Markey will face Republican businessman Gabriel Gomez, 47, who won his party’s three-person primary. With 97 percent of the precincts reporting in that race, the AP count showed Gomez with 51 percent of the vote to 36 percent for former federal prosecutor Michael Sullivan, 58, and 13 percent for state Representative Daniel Winslow, 54.

The special election for the Senate seat is scheduled for June 25.

With registered Democrats outnumbering Republicans by 3-to- 1 in Massachusetts, Markey is the favorite heading into the vote. All statewide-elected officials are Democrats -- including U.S. Senator Elizabeth Warren, who won her seat last November -- as are the nine members of the House delegation.

Still, more than half of those on the Massachusetts voting rolls are unaffiliated. These voters could participate in either party’s primary. Turnout in the Democratic race exceeded 520,000, while more than 180,000 votes were cast in the Republican contest.

Democrats will be seeking in the special election to maintain their 55-45 voting advantage over Republicans in the Senate.

Markey’s Focus

Markey, the dean of the Massachusetts congressional delegation after 36 years in office, stressed to primary voters his record of support for gay marriage, votes for women’s reproductive rights and battles with the National Rifle Association, the country’s largest gun lobby.

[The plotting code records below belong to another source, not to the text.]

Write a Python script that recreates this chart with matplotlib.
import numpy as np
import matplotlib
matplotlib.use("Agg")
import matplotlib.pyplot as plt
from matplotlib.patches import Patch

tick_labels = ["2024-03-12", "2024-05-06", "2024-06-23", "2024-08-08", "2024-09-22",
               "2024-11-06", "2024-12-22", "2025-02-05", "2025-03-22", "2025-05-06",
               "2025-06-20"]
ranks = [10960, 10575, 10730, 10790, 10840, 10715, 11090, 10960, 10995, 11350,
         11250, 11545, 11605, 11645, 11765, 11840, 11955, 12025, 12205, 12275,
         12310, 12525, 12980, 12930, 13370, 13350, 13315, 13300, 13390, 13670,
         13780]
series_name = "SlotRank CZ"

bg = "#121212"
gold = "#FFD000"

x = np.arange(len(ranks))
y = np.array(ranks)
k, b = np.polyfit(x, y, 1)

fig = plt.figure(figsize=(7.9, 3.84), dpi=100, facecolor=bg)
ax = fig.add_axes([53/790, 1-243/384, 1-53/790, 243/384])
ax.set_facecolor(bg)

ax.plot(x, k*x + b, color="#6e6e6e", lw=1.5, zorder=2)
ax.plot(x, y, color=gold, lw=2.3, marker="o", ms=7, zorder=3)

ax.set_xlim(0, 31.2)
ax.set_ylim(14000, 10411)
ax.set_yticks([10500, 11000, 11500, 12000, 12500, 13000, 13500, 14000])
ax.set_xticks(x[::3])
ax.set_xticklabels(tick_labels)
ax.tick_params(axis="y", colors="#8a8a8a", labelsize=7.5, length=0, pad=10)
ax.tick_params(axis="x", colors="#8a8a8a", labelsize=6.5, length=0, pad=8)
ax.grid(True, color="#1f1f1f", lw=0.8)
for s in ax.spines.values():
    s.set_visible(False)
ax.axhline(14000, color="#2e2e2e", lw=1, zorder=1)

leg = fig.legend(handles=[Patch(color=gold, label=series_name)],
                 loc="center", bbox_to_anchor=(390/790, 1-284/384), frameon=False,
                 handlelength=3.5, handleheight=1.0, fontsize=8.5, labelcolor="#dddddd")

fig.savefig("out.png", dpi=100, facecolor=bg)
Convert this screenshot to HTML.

The message from his camp: A vote for Markey was a vote for President Barack Obama’s agenda. The congressman also took on the establishment mantle, picking up early support from former senator and now Secretary of State John Kerry, whose seat he is seeking to fill, and Victoria Kennedy, the wife of the late U.S. Senator Ted Kennedy, a Massachusetts Democrat.

Veterans of the Obama and Warren campaigns filled the ranks of Markey’s paid staff and volunteer ranks. At a recent Markey “Get Out the Vote” rally in Boston attended by hundreds, almost every person in the room stood up when Markey’s field director, Carl Nilsson, asked if they’d previously worked on one of those two campaigns.

Markey’s Challenge

Markey, from the Boston suburb of Malden, will now focus on rallying to his side “lunch pail” Democrats -- middle-income families and union households -- who dominated Lynch’s base and may be tempted to vote for a Republican in the general election, said David Paleologos, the director of the Suffolk University Political Research Center in Boston.

“Markey needs Steve Lynch to be his biggest ally, and even then he still risks losing votes,” Paleologos said.

Lynch, 58, in his campaign played up his independent streak and roots in South Boston’s public-housing projects. The 11-year congressman introduced himself to other parts of the state with television commercials in which a construction worker, a student taking night-time college courses and welder look into the camera and say: “I am Stephen Lynch.”

The commercials struck a chord. While on a small business tour of Lawrence, the state’s poorest city, Christian Gabin, 26, approached Lynch as if he were a Hollywood celebrity and recited the ads.

“He grew up in the public housing just like I did,” Gabin said, explaining his enthusiasm. “It is like one of our own is out there.”

Effect of Bombing

In the primary campaign’s final stretch, a pair of bombs exploded on April 15 near the finish line of the Boston Marathon, killing three and injuring more than 260 people.

All of the campaigns pulled television commercials and canceled fundraisers and door knocking. A debate between Markey and Lynch was postponed.

“It froze everything in place,” said Peter Ubertaccio, the chairman of the political science department at Stonehill College in Easton, Massachusetts. “With Lynch unable to campaign, Markey maintained his front-runner status.”

When the Democratic candidates went back out on the trail on April 22, Lynch showed a feisty side that had been absent for much of the race -- accusing Markey of failing to support a joint terrorism task force instrumental in tracking the two suspects in the bombings. One, Dzhokhar Tsarnaev, is in custody, while his brother, Tamerlan Tsarnaev, died in a shootout with law officers in Watertown, Massachusetts.

Lynch’s Ailments

Markey’s camp dismissed the charge, and the final attacks weren’t enough to propel Lynch, who trailed in public-opinion polls, to an upset victory. He was forced to miss most of his scheduled campaign appearances yesterday and today because of a stomach illness and the loss of his voice, said Conor Yunits, a Lynch spokesman.

Even with the state’s Democratic tilt, Massachusetts voters sent shock waves through the national political landscape in January 2010 when voters picked Republican Scott Brown in a special election to fill the seat long held by Kennedy. Brown defeated Democrat Martha Coakley.

Brown, 53, lost his bid for a full six-year term in last year’s general election to Warren, 63.

Kerry, who first won his Senate seat in 1984 and was the unsuccessful Democratic presidential nominee in 2004, won confirmation in late January from fellow senators to serve as secretary of state. Democrat William “Mo” Cowan, one-time chief of staff to Massachusetts Governor Deval Patrick, was appointed by his former boss to replace Kerry in the Senate on an interim basis.